By passing on the Chiquita case, the Supreme Court’s tacit message to U.S. corporations is: So long as all you do is provide the financing for the commission of horrible crimes, you cannot be held accountable in America. Or, as EarthRights International (ERI), counsel to some of the Colombian plaintiffs in the case, summed it up in a headline: “Supreme Court Allows U.S. Corporation to Finance Terrorism Without Accountability.”
ERI’s press release described the story of “John Doe 9,” the husband of one of the Colombian plaintiffs, who was a labor leader in one of the banana-growing regions. According to the plaintiffs’ complaint, the AUC -- funded in part by Chiquita -- “detained, tortured, killed and dismembered John Doe 9 in retaliation for his union activities.” John Doe 9’s death inured to Chiquita’s benefit by “removing a labor activist who threatened the stability and profitability of Chiquita’s operations.”
Whether Chiquita should be held liable for these and other brutal crimes committed by paramilitary groups in Colombia is not, ultimately, the most pressing question here (though it is one that the Supreme Court implicitly answered in the negative).
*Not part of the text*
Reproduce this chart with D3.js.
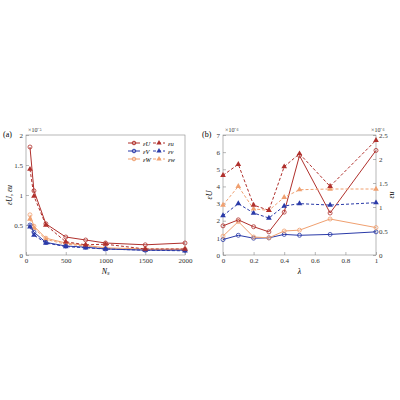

The more important question, rather, is: In what forum can foreign victims of corporate human rights violations and their families seek justice? Here, too, the Supreme Court answered without answering: not in America, so probably nowhere.
Colombia’s justice system has been called a “multi-headed behemoth in bad need of reform,” where, as in most post-conflict states and those where gross human rights violations are most likely to be committed, the rule of law is weak. Access to justice for victims of the civil war is virtually nonexistent, despite a 2005 law that contemplated the special prosecution and sentencing of former paramilitary members. According to the work of the International Center for Transitional Justice, “[b]y June 2013, approximately 2,000 former paramilitaries had passed through the Justice and Peace tribunals, but only 14 had been sentenced.”
In other words, impunity prevails. This, despite the fact that, from time to time, U.S. corporations are complicit in the commission of human rights violations around the world (as is most certainly the case with Chiquita in Colombia). Unfortunately for the victims and their families, the Supreme Court appears to be shutting them out of American courts. In other words, they’ll have no better luck here than in Colombia.